Močle (/sl/) is a village in the Municipality of Šmarje pri Jelšah in eastern Slovenia. It lies in the hills west of Šmarje. The area is part of the historical Styria region. The municipality is now included in the Savinja Statistical Region. It is a clustered village on the south side of a gentle slope. It includes the hamlets of Erpoge and Sveti Lovrenc.

==Name==
The name of the settlement was changed from Sveti Lovrenc pri Šmarju (literally, 'Saint Lawrence near Šmarje') to Močle in 1955. The name was changed on the basis of the 1948 Law on Names of Settlements and Designations of Squares, Streets, and Buildings as part of efforts by Slovenia's postwar communist government to remove religious elements from toponyms.
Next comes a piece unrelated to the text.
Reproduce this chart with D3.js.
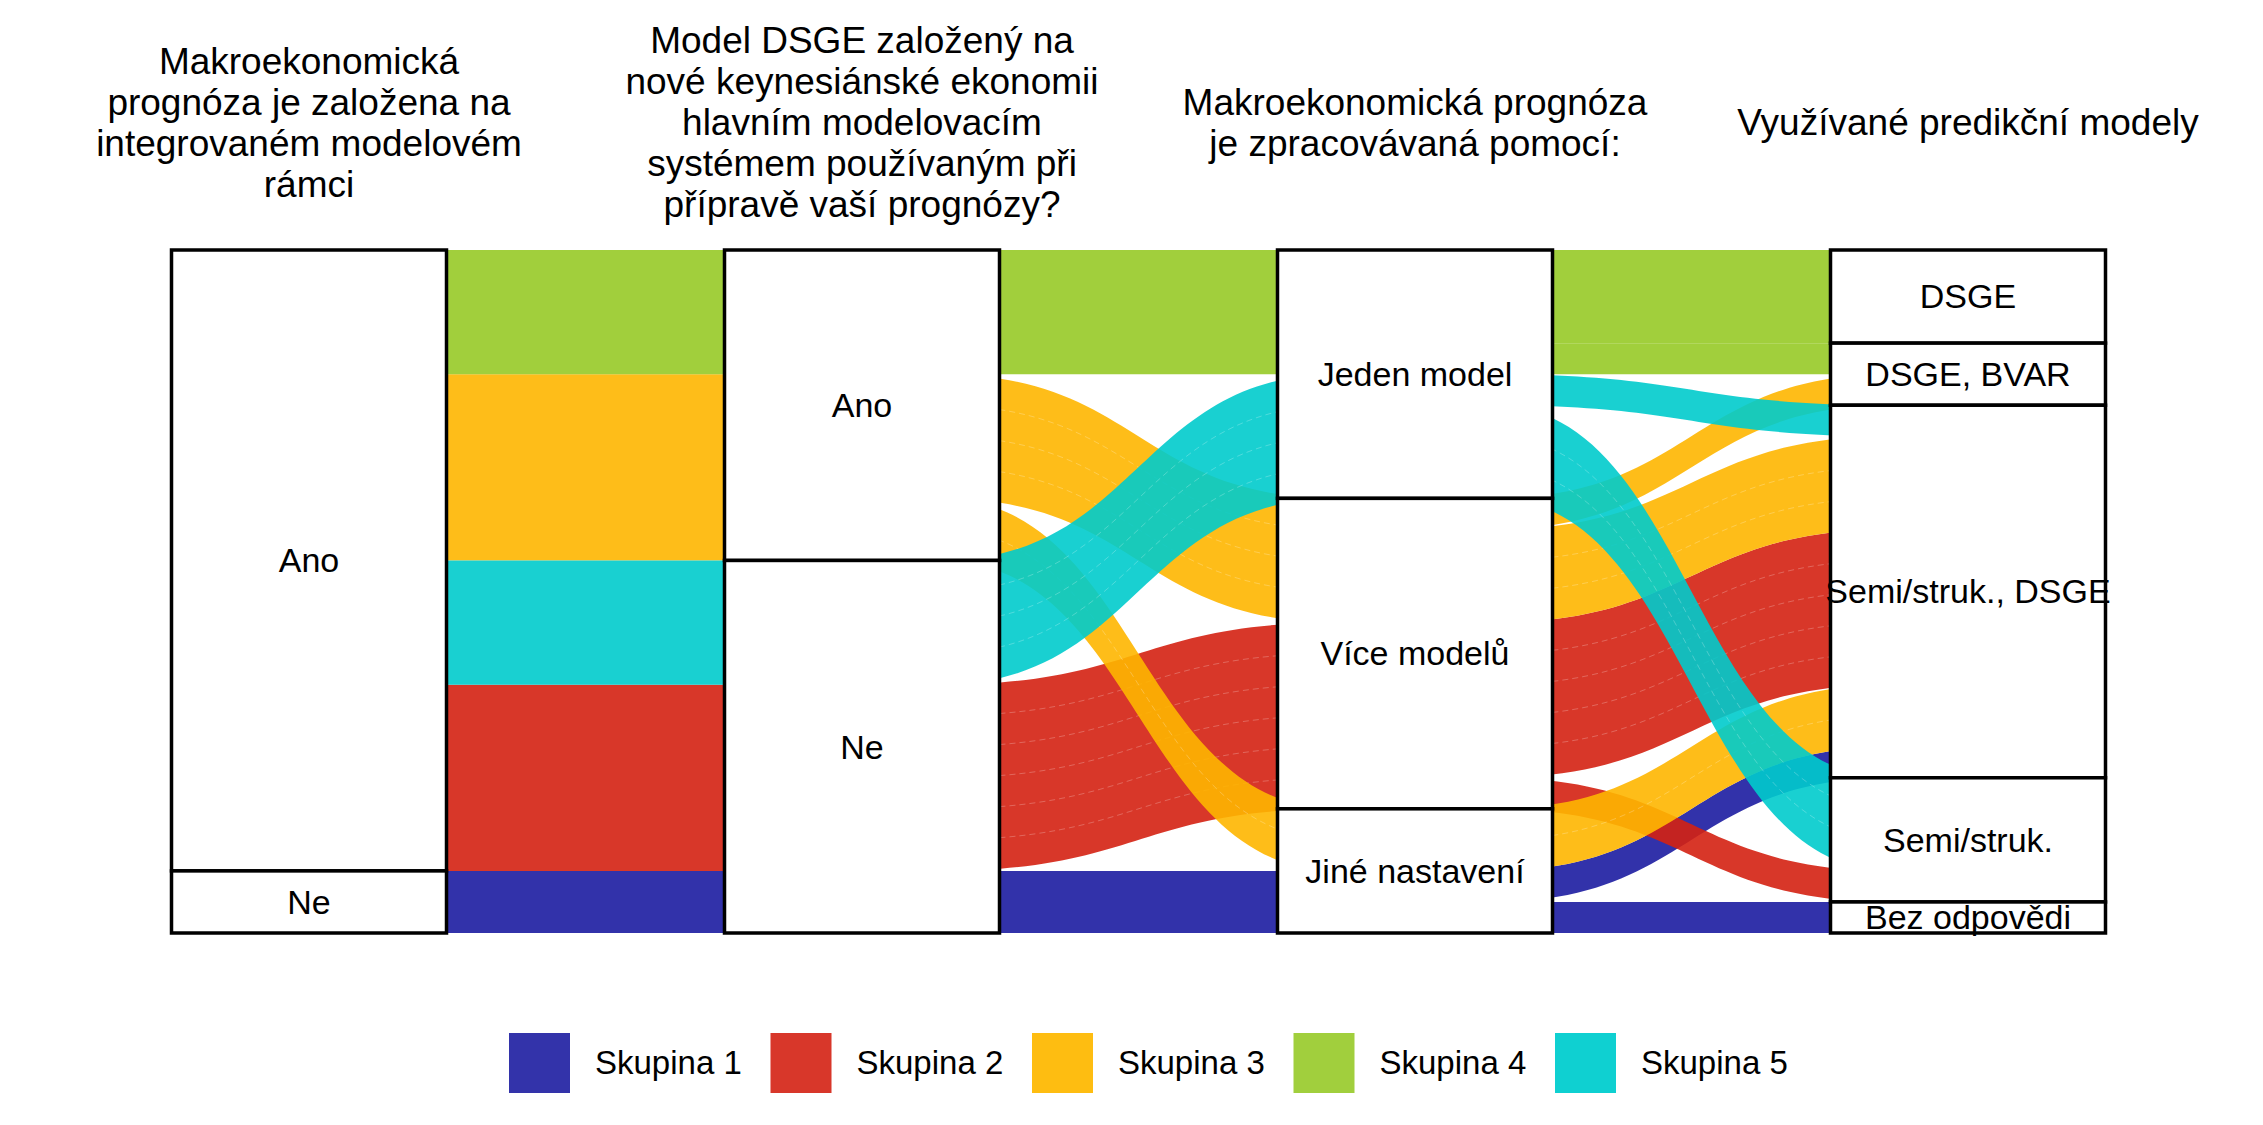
<!DOCTYPE html>
<html>
<head>
<meta charset="utf-8">
<script src="https://cdn.jsdelivr.net/npm/d3@7"></script>
<style>
  html, body { margin: 0; padding: 0; background: #fff; }
  svg { display: block; }
  text { font-family: "Liberation Sans", Arial, Helvetica, sans-serif; fill: #000; }
</style>
</head>
<body>
<svg id="chart" width="2263" height="1125"></svg>
<script>
// ---------------- DATA ----------------
const axisTitles = [
  ["Makroekonomická", "prognóza je založena na", "integrovaném modelovém", "rámci"],
  ["Model DSGE založený na", "nové keynesiánské ekonomii", "hlavním modelovacím", "systémem používaným při", "přípravě vaší prognózy?"],
  ["Makroekonomická prognóza", "je zpracovávaná pomocí:"],
  ["Využívané predikční modely"]
];
const strataA1 = ["Ano", "Ne"];
const strataA2 = ["Ano", "Ne"];
const strataA3 = ["Jeden model", "Více modelů", "Jiné nastavení"];
const strataA4 = ["DSGE", "DSGE, BVAR", "Semi/struk., DSGE", "Semi/struk.", "Bez odpovědi"];

const groups = ["Skupina 1", "Skupina 2", "Skupina 3", "Skupina 4", "Skupina 5"];
const groupColors = ["#3333AA", "#D8372A", "#FEBD11", "#A1CF3D", "#0FD0D1"];

// alluvia (rows): group, answer on each axis, weight
const rowGroup  = ["Skupina 4", "Skupina 4", "Skupina 3", "Skupina 3", "Skupina 3", "Skupina 5", "Skupina 5", "Skupina 2", "Skupina 2", "Skupina 1", "Skupina 1"];
const rowA1     = ["Ano", "Ano", "Ano", "Ano", "Ano", "Ano", "Ano", "Ano", "Ano", "Ne", "Ne"];
const rowA2     = ["Ano", "Ano", "Ano", "Ano", "Ano", "Ne", "Ne", "Ne", "Ne", "Ne", "Ne"];
const rowA3     = ["Jeden model", "Jeden model", "Více modelů", "Více modelů", "Jiné nastavení", "Jeden model", "Jeden model", "Více modelů", "Více modelů", "Jiné nastavení", "Jiné nastavení"];
const rowA4     = ["DSGE", "DSGE, BVAR", "DSGE, BVAR", "Semi/struk., DSGE", "Semi/struk., DSGE", "Semi/struk., DSGE", "Semi/struk.", "Semi/struk., DSGE", "Semi/struk.", "Semi/struk., DSGE", "Bez odpovědi"];
const rowWeight = [1.5, 0.5, 0.5, 1.5, 1, 0.5, 1.5, 2.5, 0.5, 0.5, 0.5];
const unitWeight = 0.5; // each respondent record

// ---------------- LAYOUT ----------------
const svg = d3.select("#chart");
const strataLists = [strataA1, strataA2, strataA3, strataA4];
const total = d3.sum(rowWeight);

const x = d3.scalePoint().domain(d3.range(4)).range([309, 1968]);
const y = d3.scaleLinear().domain([0, total]).range([250, 933]);
const colorOf = d3.scaleOrdinal().domain(groups).range(groupColors);
const alpha = 0.9;
function unblend(hex) {
  const c = d3.rgb(hex);
  const f = v => Math.max(0, Math.min(255, (v - (1 - alpha) * 255) / alpha));
  return d3.rgb(f(c.r), f(c.g), f(c.b)).formatHex();
}
const stratW = 275;
const flowExt = 60;

// expand rows into unit records
const recs = [];
rowGroup.forEach((g, i) => {
  const n = Math.round(rowWeight[i] / unitWeight);
  for (let k = 0; k < n; k++) {
    recs.push({
      id: recs.length,
      group: g,
      s: [rowA1[i], rowA2[i], rowA3[i], rowA4[i]].map((v, a) => strataLists[a].indexOf(v)),
      w: unitWeight
    });
  }
});

// strata boxes
const strataData = [];
strataLists.forEach((list, a) => {
  let acc = 0;
  list.forEach((name, si) => {
    const w = d3.sum(recs.filter(r => r.s[a] === si), r => r.w);
    strataData.push({ axis: a, name, y0: acc, y1: acc + w });
    acc += w;
  });
});

// flows per gap
let prevKey = recs.map(r => r.id);
const bands = [];
for (let a = 0; a < 3; a++) {
  const left = recs.slice().sort((p, q) =>
    d3.ascending(p.s[a], q.s[a]) || d3.ascending(p.s[a + 1], q.s[a + 1]) || d3.ascending(prevKey[p.id], prevKey[q.id]));
  const lpos = {};
  let acc = 0;
  left.forEach(r => { lpos[r.id] = acc; acc += r.w; });
  const right = recs.slice().sort((p, q) =>
    d3.ascending(p.s[a + 1], q.s[a + 1]) || d3.ascending(p.s[a], q.s[a]) || d3.ascending(lpos[p.id], lpos[q.id]));
  const rpos = {};
  acc = 0;
  right.forEach(r => { rpos[r.id] = acc; acc += r.w; });

  // merge contiguous records into bands
  let cur = null;
  left.forEach(r => {
    if (cur && cur.group === r.group && cur.sl === r.s[a] && cur.sr === r.s[a + 1] &&
        Math.abs(cur.r0 + cur.w - rpos[r.id]) < 1e-9) {
      cur.w += r.w; cur.parts.push(r.w);
    } else {
      cur = { gap: a, group: r.group, sl: r.s[a], sr: r.s[a + 1], l0: lpos[r.id], r0: rpos[r.id], w: r.w, parts: [r.w] };
      bands.push(cur);
    }
  });
  const nk = {};
  recs.forEach(r => { nk[r.id] = rpos[r.id]; });
  prevKey = nk;
}

function curve(xl, yl, xr, yr) {
  const xm = (xl + xr) / 2;
  return `C${xm},${yl} ${xm},${yr} ${xr},${yr}`;
}

const gFlows = svg.append("g");
bands.sort((p, q) => groups.indexOf(p.group) - groups.indexOf(q.group));
bands.forEach(b => {
  const xl = x(b.gap) + stratW / 2 - flowExt;
  const xr = x(b.gap + 1) - stratW / 2 + flowExt;
  const yl0 = y(b.l0), yl1 = y(b.l0 + b.w), yr0 = y(b.r0), yr1 = y(b.r0 + b.w);
  gFlows.append("path")
    .attr("d", `M${xl},${yl0}` + curve(xl, yl0, xr, yr0) + `L${xr},${yr1}` + curve(xr, yr1, xl, yl1) + "Z")
    .attr("fill", unblend(colorOf(b.group)))
    .attr("fill-opacity", alpha);
  if (Math.abs(yl0 - yr0) > 1 && b.parts.length > 1) {
    let c = 0;
    b.parts.slice(0, -1).forEach(pw => {
      c += pw;
      const a0 = y(b.l0 + c), a1 = y(b.r0 + c);
      gFlows.append("path")
        .attr("d", `M${xl},${a0}` + curve(xl, a0, xr, a1))
        .attr("fill", "none")
        .attr("stroke", "#fff")
        .attr("stroke-opacity", 0.3)
        .attr("stroke-width", 0.8)
        .attr("stroke-dasharray", "6,4");
    });
  }
});

// strata boxes
const gStrata = svg.append("g");
gStrata.selectAll("rect").data(strataData).join("rect")
  .attr("x", d => x(d.axis) - stratW / 2)
  .attr("width", stratW)
  .attr("y", d => y(d.y0))
  .attr("height", d => y(d.y1) - y(d.y0))
  .attr("fill", "#fff")
  .attr("stroke", "#000")
  .attr("stroke-width", 3.5);
gStrata.selectAll("text").data(strataData).join("text")
  .attr("x", d => x(d.axis))
  .attr("y", d => (y(d.y0) + y(d.y1)) / 2)
  .attr("dy", "0.35em")
  .attr("text-anchor", "middle")
  .attr("font-size", 34)
  .text(d => d.name);

// axis titles
const lineH = 41, titleMid = 135;
axisTitles.forEach((lines, a) => {
  const t = svg.append("text")
    .attr("text-anchor", "middle")
    .attr("font-size", 37);
  lines.forEach((ln, k) => {
    t.append("tspan")
      .attr("x", x(a))
      .attr("y", titleMid + (k - (lines.length - 1) / 2) * lineH)
      .text(ln);
  });
});

// legend
const legStep = 261.5, legX0 = 509, legY = 1033;
const leg = svg.append("g");
groups.forEach((g, i) => {
  const gx = legX0 + i * legStep;
  leg.append("rect")
    .attr("x", gx).attr("y", legY)
    .attr("width", 61).attr("height", 60)
    .attr("fill", colorOf(g));
  leg.append("text")
    .attr("x", gx + 86).attr("y", legY + 41)
    .attr("font-size", 33)
    .text(g);
});
</script>
</body>
</html>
The name Močle and names like it (e.g., Močile, Močilno) are derived from the Slovene common noun močilo, močila 'pond, swamp, wet area'. Before Močle became the name of the entire settlement, the name used to refer to one of the hamlets in the settlement.

==Church==
The local church is dedicated to Saint Lawrence and belongs to the Parish of Šmarje pri Jelšah. It dates to the late 16th century with a sacristy added in the 18th century. The entire church was remodeled in 1939 and in 1959.

There is also a vaulted wayside shrine in Močle. It is believed to date from the 18th century.